**** DATA TO USE

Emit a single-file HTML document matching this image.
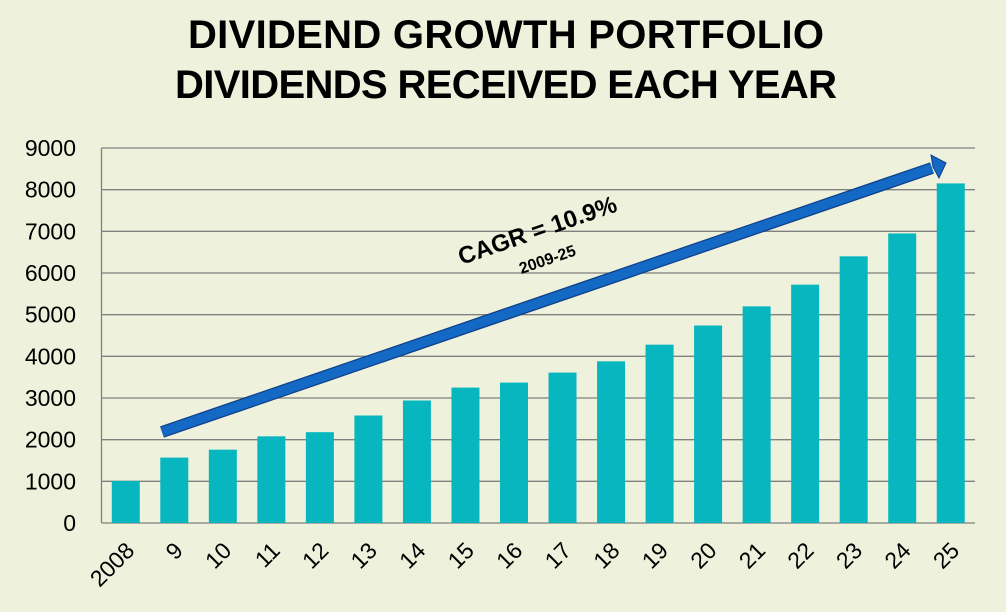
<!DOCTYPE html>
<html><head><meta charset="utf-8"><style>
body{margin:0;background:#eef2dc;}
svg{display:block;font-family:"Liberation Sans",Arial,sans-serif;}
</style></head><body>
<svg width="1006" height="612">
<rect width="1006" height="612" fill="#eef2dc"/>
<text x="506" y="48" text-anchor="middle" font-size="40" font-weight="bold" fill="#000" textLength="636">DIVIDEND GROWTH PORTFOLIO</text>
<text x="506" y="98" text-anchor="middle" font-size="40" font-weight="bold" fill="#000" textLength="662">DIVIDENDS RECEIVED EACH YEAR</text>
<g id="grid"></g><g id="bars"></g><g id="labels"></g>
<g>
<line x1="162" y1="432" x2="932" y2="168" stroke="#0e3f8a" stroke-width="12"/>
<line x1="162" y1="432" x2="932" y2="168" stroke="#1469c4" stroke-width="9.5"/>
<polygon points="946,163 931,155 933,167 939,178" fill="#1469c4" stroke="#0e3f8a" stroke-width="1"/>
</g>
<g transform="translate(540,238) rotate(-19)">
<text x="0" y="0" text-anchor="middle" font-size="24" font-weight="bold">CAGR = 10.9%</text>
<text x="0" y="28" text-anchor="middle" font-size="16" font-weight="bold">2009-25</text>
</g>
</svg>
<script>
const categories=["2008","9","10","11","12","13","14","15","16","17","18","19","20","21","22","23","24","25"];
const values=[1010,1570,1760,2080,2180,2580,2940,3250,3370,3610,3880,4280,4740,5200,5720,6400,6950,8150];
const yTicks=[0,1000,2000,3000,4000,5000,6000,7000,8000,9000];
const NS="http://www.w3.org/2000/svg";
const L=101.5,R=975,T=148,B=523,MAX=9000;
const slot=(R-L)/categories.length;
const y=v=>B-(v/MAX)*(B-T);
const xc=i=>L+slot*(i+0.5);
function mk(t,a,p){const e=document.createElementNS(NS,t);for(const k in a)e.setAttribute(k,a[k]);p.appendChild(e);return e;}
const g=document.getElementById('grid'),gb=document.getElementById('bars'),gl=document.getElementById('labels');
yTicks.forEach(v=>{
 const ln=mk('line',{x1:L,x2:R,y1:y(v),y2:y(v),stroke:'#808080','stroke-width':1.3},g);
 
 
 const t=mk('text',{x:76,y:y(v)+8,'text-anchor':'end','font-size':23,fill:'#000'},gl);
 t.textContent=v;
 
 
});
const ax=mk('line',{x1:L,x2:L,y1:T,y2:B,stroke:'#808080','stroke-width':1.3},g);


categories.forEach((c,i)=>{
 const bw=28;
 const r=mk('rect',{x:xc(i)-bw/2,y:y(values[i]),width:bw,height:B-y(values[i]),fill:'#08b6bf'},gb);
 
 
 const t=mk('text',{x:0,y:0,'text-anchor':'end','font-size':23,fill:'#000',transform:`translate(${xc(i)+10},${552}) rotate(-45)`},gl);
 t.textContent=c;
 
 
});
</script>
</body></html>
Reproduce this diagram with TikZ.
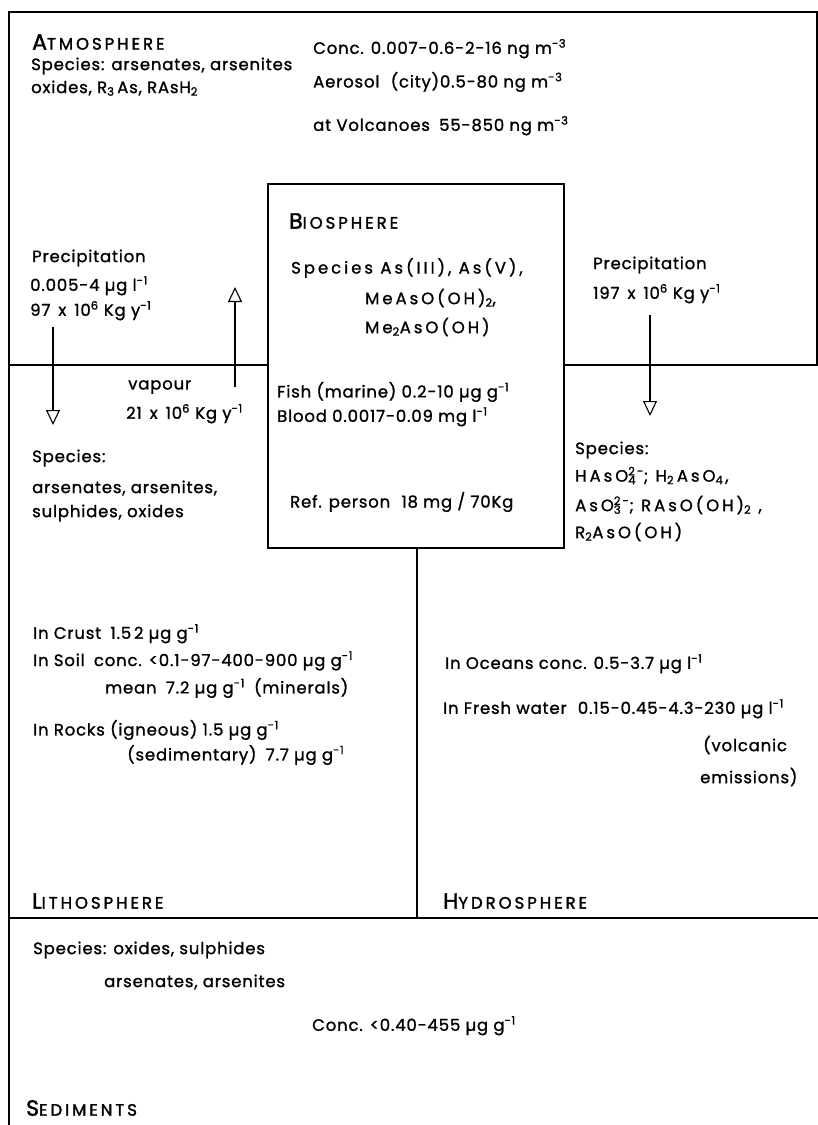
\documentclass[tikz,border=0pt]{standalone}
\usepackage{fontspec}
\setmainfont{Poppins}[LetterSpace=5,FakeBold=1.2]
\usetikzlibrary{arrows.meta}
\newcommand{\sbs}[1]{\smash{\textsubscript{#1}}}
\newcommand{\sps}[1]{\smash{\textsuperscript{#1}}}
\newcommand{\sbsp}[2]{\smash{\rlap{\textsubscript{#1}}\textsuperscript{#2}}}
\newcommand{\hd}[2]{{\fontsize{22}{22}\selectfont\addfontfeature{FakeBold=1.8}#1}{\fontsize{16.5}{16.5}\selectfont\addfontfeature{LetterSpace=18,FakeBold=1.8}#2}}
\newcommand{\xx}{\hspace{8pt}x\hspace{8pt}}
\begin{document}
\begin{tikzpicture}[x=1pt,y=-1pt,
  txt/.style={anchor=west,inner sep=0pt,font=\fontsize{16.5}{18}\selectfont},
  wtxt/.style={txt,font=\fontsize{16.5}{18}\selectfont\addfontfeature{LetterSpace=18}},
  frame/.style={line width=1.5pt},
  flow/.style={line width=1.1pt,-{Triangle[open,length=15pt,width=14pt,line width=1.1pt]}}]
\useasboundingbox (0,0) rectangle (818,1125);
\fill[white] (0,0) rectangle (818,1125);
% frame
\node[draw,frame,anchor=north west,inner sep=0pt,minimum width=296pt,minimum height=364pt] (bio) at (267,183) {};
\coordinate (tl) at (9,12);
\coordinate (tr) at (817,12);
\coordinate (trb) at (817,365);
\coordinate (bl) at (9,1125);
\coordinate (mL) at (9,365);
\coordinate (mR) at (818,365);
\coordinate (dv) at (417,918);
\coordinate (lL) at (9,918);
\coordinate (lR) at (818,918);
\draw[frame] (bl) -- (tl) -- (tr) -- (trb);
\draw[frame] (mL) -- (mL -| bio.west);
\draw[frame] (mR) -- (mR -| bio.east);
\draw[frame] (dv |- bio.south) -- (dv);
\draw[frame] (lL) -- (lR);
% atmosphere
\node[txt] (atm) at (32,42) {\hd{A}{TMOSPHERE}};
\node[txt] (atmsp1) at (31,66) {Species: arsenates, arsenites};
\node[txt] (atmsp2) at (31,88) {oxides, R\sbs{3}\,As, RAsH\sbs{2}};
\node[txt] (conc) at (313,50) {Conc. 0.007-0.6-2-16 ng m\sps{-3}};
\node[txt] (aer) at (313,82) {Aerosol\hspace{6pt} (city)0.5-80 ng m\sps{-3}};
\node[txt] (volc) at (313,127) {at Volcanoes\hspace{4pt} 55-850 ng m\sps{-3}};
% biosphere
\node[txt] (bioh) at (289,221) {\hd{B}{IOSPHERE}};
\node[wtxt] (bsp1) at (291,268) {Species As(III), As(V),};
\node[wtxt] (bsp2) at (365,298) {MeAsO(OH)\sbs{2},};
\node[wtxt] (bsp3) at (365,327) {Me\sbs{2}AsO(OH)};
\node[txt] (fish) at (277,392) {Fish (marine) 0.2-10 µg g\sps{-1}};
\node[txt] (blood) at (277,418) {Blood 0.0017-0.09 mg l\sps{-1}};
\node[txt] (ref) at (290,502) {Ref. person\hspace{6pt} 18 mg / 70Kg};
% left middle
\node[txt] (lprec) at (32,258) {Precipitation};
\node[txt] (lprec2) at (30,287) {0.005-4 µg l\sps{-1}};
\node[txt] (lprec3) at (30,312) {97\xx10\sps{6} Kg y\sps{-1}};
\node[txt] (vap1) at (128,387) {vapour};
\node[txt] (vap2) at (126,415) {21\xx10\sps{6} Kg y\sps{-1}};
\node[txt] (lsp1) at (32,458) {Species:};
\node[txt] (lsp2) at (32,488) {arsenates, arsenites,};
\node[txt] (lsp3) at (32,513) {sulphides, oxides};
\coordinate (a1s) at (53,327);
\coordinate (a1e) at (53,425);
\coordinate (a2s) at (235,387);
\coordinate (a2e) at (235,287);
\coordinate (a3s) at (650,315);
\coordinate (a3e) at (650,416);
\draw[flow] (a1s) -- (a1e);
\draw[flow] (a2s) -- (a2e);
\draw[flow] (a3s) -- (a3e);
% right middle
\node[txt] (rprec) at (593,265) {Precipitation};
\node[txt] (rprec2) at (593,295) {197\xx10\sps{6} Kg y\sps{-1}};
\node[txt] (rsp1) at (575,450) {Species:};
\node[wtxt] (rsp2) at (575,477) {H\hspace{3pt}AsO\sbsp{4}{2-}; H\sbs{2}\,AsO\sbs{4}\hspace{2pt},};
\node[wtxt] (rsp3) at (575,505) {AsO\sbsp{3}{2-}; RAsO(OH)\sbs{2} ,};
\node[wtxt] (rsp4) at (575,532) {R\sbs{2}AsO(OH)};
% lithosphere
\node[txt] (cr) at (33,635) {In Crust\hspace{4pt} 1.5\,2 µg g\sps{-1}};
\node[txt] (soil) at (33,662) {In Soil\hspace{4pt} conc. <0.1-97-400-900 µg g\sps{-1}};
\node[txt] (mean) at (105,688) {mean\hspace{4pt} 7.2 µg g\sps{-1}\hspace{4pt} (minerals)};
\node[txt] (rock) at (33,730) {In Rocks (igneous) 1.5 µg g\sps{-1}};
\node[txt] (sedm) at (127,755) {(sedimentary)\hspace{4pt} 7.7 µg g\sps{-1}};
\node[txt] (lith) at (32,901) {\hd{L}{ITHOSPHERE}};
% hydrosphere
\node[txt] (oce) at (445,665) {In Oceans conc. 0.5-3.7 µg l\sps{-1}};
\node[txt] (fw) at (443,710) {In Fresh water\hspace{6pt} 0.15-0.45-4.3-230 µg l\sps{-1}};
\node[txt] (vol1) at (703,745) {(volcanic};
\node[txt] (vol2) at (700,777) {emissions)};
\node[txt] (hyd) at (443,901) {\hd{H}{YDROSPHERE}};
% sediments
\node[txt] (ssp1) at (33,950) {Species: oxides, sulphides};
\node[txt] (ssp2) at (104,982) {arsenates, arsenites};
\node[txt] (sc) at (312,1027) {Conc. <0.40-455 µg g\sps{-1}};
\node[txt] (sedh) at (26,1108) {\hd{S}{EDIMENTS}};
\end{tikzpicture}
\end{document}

********

From the listing, copy each line containing the word "this".

Emit a single-file HTML document matching this image.
Reproduce this diagram with TikZ.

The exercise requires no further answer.